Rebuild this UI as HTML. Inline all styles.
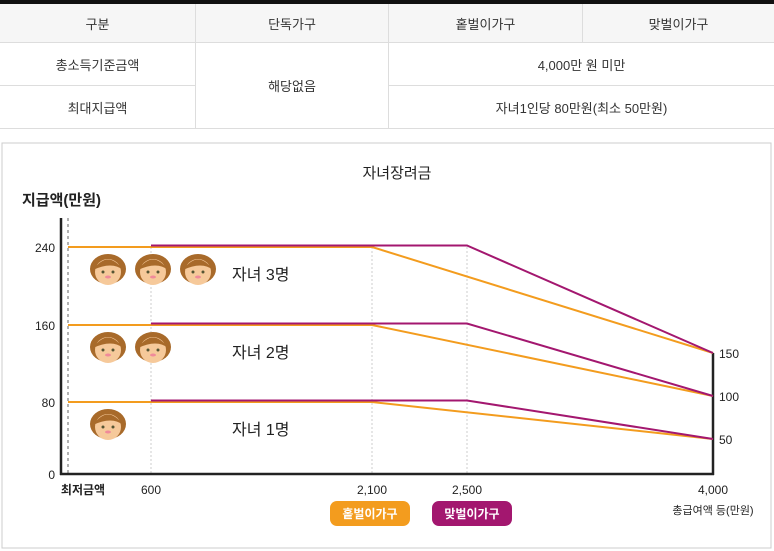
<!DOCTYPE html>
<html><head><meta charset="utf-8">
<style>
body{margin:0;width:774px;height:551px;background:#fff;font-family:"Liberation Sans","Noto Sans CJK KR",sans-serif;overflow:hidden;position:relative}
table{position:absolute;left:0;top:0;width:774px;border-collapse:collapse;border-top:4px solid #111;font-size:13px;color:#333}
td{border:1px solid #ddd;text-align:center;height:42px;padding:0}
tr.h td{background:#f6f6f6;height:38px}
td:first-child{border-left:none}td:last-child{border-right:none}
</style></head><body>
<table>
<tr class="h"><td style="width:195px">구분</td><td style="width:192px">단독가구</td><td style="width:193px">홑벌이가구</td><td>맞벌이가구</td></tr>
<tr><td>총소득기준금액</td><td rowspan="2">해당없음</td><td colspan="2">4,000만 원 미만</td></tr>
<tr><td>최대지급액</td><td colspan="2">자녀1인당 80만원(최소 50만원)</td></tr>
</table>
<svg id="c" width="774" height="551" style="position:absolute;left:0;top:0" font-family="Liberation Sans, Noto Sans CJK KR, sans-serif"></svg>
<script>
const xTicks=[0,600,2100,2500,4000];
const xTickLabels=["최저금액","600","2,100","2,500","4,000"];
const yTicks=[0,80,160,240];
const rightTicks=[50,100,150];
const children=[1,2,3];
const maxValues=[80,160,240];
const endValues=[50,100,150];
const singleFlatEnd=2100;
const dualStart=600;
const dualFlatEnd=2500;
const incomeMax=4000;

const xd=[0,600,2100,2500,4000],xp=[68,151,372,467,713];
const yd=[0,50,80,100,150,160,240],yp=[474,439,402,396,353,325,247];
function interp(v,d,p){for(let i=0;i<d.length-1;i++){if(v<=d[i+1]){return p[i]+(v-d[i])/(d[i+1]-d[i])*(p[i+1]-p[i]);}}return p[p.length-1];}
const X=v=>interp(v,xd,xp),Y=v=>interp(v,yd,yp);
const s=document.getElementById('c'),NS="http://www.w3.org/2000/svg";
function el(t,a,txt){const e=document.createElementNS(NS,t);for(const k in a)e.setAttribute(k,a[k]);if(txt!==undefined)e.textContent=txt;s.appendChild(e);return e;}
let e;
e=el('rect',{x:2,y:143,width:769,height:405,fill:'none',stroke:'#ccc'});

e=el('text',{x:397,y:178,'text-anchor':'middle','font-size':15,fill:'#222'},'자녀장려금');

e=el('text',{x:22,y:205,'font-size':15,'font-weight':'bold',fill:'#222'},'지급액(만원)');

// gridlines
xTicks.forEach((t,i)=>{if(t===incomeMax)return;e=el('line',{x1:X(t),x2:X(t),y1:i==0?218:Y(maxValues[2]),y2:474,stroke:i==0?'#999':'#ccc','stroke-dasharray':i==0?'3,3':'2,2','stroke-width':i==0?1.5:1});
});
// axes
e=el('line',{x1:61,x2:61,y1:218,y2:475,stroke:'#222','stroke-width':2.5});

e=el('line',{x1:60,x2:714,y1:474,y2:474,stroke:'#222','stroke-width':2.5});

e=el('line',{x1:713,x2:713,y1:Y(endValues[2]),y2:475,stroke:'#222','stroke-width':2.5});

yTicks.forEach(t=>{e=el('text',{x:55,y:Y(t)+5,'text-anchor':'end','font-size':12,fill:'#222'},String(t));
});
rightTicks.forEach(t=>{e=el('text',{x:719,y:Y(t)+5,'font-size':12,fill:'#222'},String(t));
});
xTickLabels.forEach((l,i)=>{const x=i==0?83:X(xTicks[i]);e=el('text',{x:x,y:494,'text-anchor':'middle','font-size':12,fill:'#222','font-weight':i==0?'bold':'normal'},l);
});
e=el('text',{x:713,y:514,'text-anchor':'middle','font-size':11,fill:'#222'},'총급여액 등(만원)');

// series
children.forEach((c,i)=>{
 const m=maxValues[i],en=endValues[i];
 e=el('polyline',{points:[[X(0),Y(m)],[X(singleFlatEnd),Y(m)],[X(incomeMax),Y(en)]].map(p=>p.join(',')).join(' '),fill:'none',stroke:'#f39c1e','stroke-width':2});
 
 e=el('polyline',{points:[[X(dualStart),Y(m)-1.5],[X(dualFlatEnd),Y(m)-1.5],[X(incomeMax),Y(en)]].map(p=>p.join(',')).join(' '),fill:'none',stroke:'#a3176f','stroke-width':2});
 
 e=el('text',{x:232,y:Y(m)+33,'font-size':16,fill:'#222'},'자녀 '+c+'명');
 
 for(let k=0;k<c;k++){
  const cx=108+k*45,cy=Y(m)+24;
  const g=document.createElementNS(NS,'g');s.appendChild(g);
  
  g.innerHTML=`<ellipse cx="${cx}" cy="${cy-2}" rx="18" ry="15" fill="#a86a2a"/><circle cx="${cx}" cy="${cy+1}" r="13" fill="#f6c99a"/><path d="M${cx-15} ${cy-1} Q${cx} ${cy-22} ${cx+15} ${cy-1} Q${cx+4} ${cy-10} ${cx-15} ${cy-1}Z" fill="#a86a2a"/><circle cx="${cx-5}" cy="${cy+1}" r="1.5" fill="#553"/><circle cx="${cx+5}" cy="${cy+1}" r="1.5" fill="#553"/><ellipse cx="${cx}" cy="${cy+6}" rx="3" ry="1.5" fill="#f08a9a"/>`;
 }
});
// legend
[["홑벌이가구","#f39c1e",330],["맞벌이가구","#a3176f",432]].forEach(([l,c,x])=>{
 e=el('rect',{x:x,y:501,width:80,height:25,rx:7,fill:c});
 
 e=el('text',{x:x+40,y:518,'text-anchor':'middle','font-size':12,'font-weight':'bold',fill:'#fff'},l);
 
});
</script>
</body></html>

+-------+

CHALLENGE:
Leave the pictures out, and print every line of the listing exactly as written.

FINAL RESULT:
Rebuild this UI as HTML. Inline all styles.
<!DOCTYPE html>
<html><head><meta charset="utf-8">
<style>
body{margin:0;width:774px;height:551px;background:#fff;font-family:"Liberation Sans","Noto Sans CJK KR",sans-serif;overflow:hidden;position:relative}
table{position:absolute;left:0;top:0;width:774px;border-collapse:collapse;border-top:4px solid #111;font-size:13px;color:#333}
td{border:1px solid #ddd;text-align:center;height:42px;padding:0}
tr.h td{background:#f6f6f6;height:38px}
td:first-child{border-left:none}td:last-child{border-right:none}
</style></head><body>
<table>
<tr class="h"><td style="width:195px">구분</td><td style="width:192px">단독가구</td><td style="width:193px">홑벌이가구</td><td>맞벌이가구</td></tr>
<tr><td>총소득기준금액</td><td rowspan="2">해당없음</td><td colspan="2">4,000만 원 미만</td></tr>
<tr><td>최대지급액</td><td colspan="2">자녀1인당 80만원(최소 50만원)</td></tr>
</table>
<svg id="c" width="774" height="551" style="position:absolute;left:0;top:0" font-family="Liberation Sans, Noto Sans CJK KR, sans-serif"></svg>
<script>
const xTicks=[0,600,2100,2500,4000];
const xTickLabels=["최저금액","600","2,100","2,500","4,000"];
const yTicks=[0,80,160,240];
const rightTicks=[50,100,150];
const children=[1,2,3];
const maxValues=[80,160,240];
const endValues=[50,100,150];
const singleFlatEnd=2100;
const dualStart=600;
const dualFlatEnd=2500;
const incomeMax=4000;

const xd=[0,600,2100,2500,4000],xp=[68,151,372,467,713];
const yd=[0,50,80,100,150,160,240],yp=[474,439,402,396,353,325,247];
function interp(v,d,p){for(let i=0;i<d.length-1;i++){if(v<=d[i+1]){return p[i]+(v-d[i])/(d[i+1]-d[i])*(p[i+1]-p[i]);}}return p[p.length-1];}
const X=v=>interp(v,xd,xp),Y=v=>interp(v,yd,yp);
const s=document.getElementById('c'),NS="http://www.w3.org/2000/svg";
function el(t,a,txt){const e=document.createElementNS(NS,t);for(const k in a)e.setAttribute(k,a[k]);if(txt!==undefined)e.textContent=txt;s.appendChild(e);return e;}
let e;
e=el('rect',{x:2,y:143,width:769,height:405,fill:'none',stroke:'#ccc'});

e=el('text',{x:397,y:178,'text-anchor':'middle','font-size':15,fill:'#222'},'자녀장려금');

e=el('text',{x:22,y:205,'font-size':15,'font-weight':'bold',fill:'#222'},'지급액(만원)');

// gridlines
xTicks.forEach((t,i)=>{if(t===incomeMax)return;e=el('line',{x1:X(t),x2:X(t),y1:i==0?218:Y(maxValues[2]),y2:474,stroke:i==0?'#999':'#ccc','stroke-dasharray':i==0?'3,3':'2,2','stroke-width':i==0?1.5:1});
});
// axes
e=el('line',{x1:61,x2:61,y1:218,y2:475,stroke:'#222','stroke-width':2.5});

e=el('line',{x1:60,x2:714,y1:474,y2:474,stroke:'#222','stroke-width':2.5});

e=el('line',{x1:713,x2:713,y1:Y(endValues[2]),y2:475,stroke:'#222','stroke-width':2.5});

yTicks.forEach(t=>{e=el('text',{x:55,y:Y(t)+5,'text-anchor':'end','font-size':12,fill:'#222'},String(t));
});
rightTicks.forEach(t=>{e=el('text',{x:719,y:Y(t)+5,'font-size':12,fill:'#222'},String(t));
});
xTickLabels.forEach((l,i)=>{const x=i==0?83:X(xTicks[i]);e=el('text',{x:x,y:494,'text-anchor':'middle','font-size':12,fill:'#222','font-weight':i==0?'bold':'normal'},l);
});
e=el('text',{x:713,y:514,'text-anchor':'middle','font-size':11,fill:'#222'},'총급여액 등(만원)');

// series
children.forEach((c,i)=>{
 const m=maxValues[i],en=endValues[i];
 e=el('polyline',{points:[[X(0),Y(m)],[X(singleFlatEnd),Y(m)],[X(incomeMax),Y(en)]].map(p=>p.join(',')).join(' '),fill:'none',stroke:'#f39c1e','stroke-width':2});
 
 e=el('polyline',{points:[[X(dualStart),Y(m)-1.5],[X(dualFlatEnd),Y(m)-1.5],[X(incomeMax),Y(en)]].map(p=>p.join(',')).join(' '),fill:'none',stroke:'#a3176f','stroke-width':2});
 
 e=el('text',{x:232,y:Y(m)+33,'font-size':16,fill:'#222'},'자녀 '+c+'명');
 
 for(let k=0;k<c;k++){
  const cx=108+k*45,cy=Y(m)+24;
  const g=document.createElementNS(NS,'g');s.appendChild(g);
  
  g.innerHTML=`<ellipse cx="${cx}" cy="${cy-2}" rx="18" ry="15" fill="#a86a2a"/><circle cx="${cx}" cy="${cy+1}" r="13" fill="#f6c99a"/><path d="M${cx-15} ${cy-1} Q${cx} ${cy-22} ${cx+15} ${cy-1} Q${cx+4} ${cy-10} ${cx-15} ${cy-1}Z" fill="#a86a2a"/><circle cx="${cx-5}" cy="${cy+1}" r="1.5" fill="#553"/><circle cx="${cx+5}" cy="${cy+1}" r="1.5" fill="#553"/><ellipse cx="${cx}" cy="${cy+6}" rx="3" ry="1.5" fill="#f08a9a"/>`;
 }
});
// legend
[["홑벌이가구","#f39c1e",330],["맞벌이가구","#a3176f",432]].forEach(([l,c,x])=>{
 e=el('rect',{x:x,y:501,width:80,height:25,rx:7,fill:c});
 
 e=el('text',{x:x+40,y:518,'text-anchor':'middle','font-size':12,'font-weight':'bold',fill:'#fff'},l);
 
});
</script>
</body></html>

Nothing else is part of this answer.